A man after my own heart, Matt Cutts (from Google) does a series of quick site reviews (from an SEO viewpoint). It’s an hour long video, but it gives some real-life examples of why certain things are important.

10 Articles worth reading… (Spotted: Week 21-22, 2010)

The need for speed on the Web

“Customers are highly highly impatient” – Page loading times aren’t just an search engine optimisaton factor, people know what they want, and they give your page very little time to deliver it before moving on…

Efficiently Rendering CSS

The art of optimising page speed is not confined to network requests and server configuration. How you construct your CSS styles also pays a significant role.

Button Color Test: Red beats Green

There’s a fair bit of data out there saying that green and red buttons generally work best for “calls to action”, with red being the better of the two. Here Performable present data saying that red is as much as 21% better.

Google Studies How Search Behavior Changes When Searchers Are Faced with Difficult Questions

Not only is the paper from Google a great read, you could lose yourself for weeks reading all the other interesting papers cited!
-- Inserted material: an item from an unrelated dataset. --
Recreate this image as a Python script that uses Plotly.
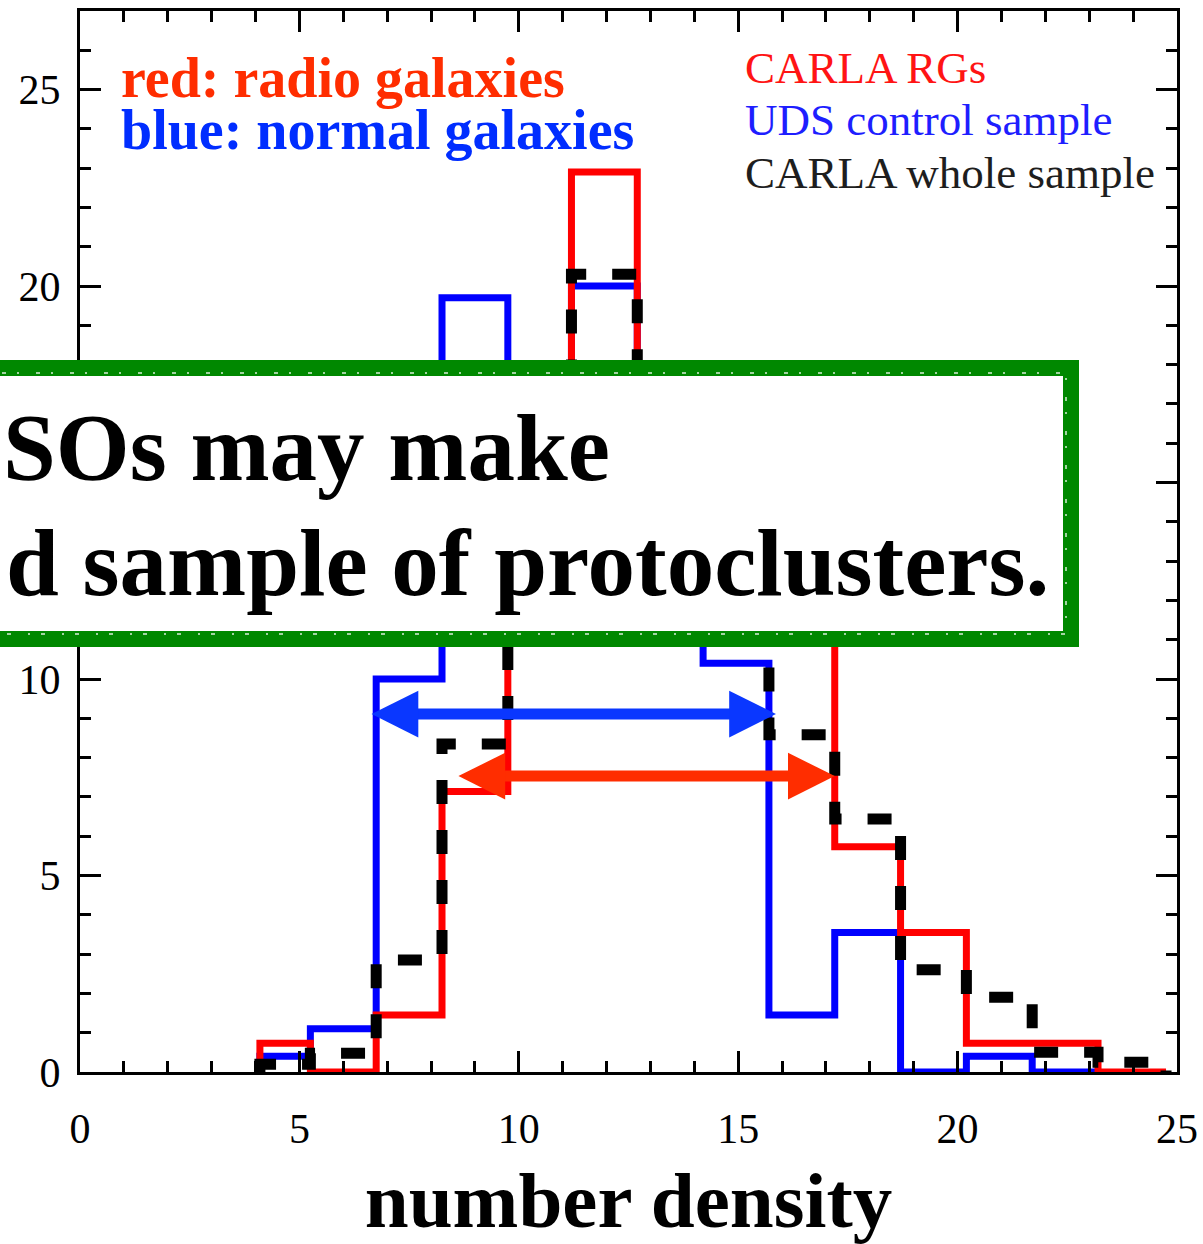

Web Safe Font Cheat Sheet v.2 – Including Google Font API

An updated Web Safe Font Cheat Sheet also including Google Fonts. As a bonus the article takes a look at the results (and problems) with using the Google Font API as it is…

Identifying staff tasks

Hands on advice from James at Step Two on how to identify and collect intranet tasks. Tasks, rather than structure, should be your focus when improving an intranet.

Web Execution (Web Team): A Definition

Lisa, as usual, has published a detailed and well thought out article. This time explaining her suggestion of how to structure your web-team into an operative part and a management part. Doesn’t sound too revolutionary when I write it like that, but in reality it is.

10 words I’d ban from all websites

Catherine Toole, CEO of UK-based firm Sticky Content, lists 10 works she’d ban from websites. I think she did very well to restrain herself to just 10…

Your website is not a project

We spend six figures on a new [site], but usually can’t justify a single full time editor.” A number of very good points in this post.

Eye Gaze Data and the Correlation With Mouse Movement

Mouse movement and eye movement bear very little relation to each other – Mouse tracking *without* eye tracking will give you a distorted impression of behaviour.